What can you do about this?  One option is to switch to a fixed-point type, such as decimal or numeric, like so:

CREATE TABLE #rand
(k1 int identity,
c1 decimal(10,4) DEFAULT (
(CASE (CAST(RAND()+.5 AS int)*-1) WHEN 0 THEN 1 ELSE -1 END)*(CONVERT(int, RAND() * 100000) % 10000)*RAND()
)
)

Of course, this alleviates the problem because you're no longer working with floating point values.  The problem with this is that you're also not using the processor's FPU circuitry, which will slow down the computation, perhaps dramatically.  With today's chips, you might not even notice the difference, but with more complex expressions computed over large amounts of data, I'll bet you would.
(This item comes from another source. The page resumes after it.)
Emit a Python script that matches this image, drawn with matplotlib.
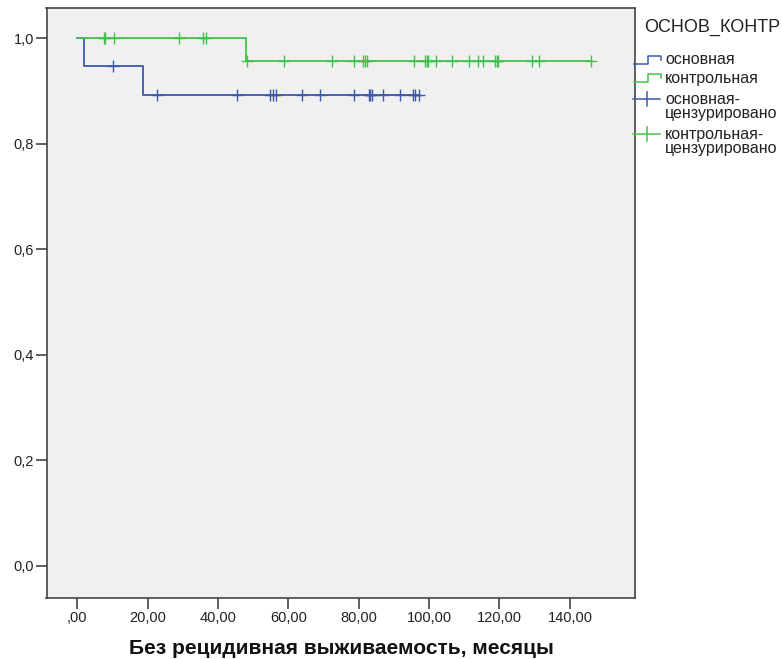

Foregoing any discussion of SQL Server 2005 features for now, your best option may be to simply move the calculation completely out of Transact-SQL into a client-side language that properly handles floating point rounding errors.  IOW, the best solution of all may be to avoid doing floating point computations of any complexity in Transact-SQL in the first place.  While I'm a stickler for using "what comes in the box", and I'm an even bigger stickler for using the right tool for the job, and, in this case, T-SQL may not be the best tool for the job.